Upward trend in percentage of women physics and astronomy faculty in US
Women made up 21% of faculty members in US physics departments in 2024, up from 16% a decade earlier (see the figure). The percentage of women faculty members in the nation’s astronomy departments rose from 19% in 2014 to 25% in 2024. Those are among the findings in a recent report on the academic workforce by the statistical research team at the American Institute of Physics (publisher of Physics Today).
The report includes data on full-time-equivalent faculty members—full-time members were counted as one, and part-time members were counted as a fraction according to the amount of work performed—in the US. Overall, that number grew from 9800 in 2014 to 10 160 in 2024. From 2022 to 2024, faculty employment rose by 4% in the physics departments that grant PhDs and declined by 7% in the departments in which the highest degree awarded is a bachelor’s. The closing of some bachelor’s-only departments may have contributed to that drop.
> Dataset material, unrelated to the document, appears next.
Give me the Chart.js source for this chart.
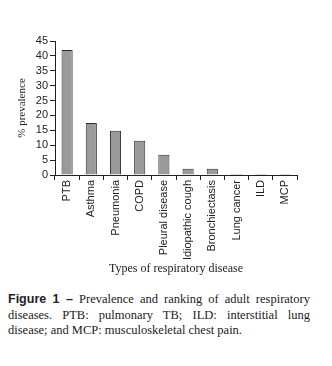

(Figure adapted from A. M. Porter, J. Oman, J. Tyler, The State of the Academic Workforce in Physics and Astronomy, 2000–2024
Physics departments hired 611 new faculty members for the 2023–24 academic year and astronomy departments hired 42. The numbers of both hires and departures in physics and astronomy departments have increased over the past few years. In 2024, 29% of physics department new hires and 34% of astronomy new hires were women. Although those percentages are lower than those in 2020 and 2022, they remain greater than the current percentages of women faculty members overall.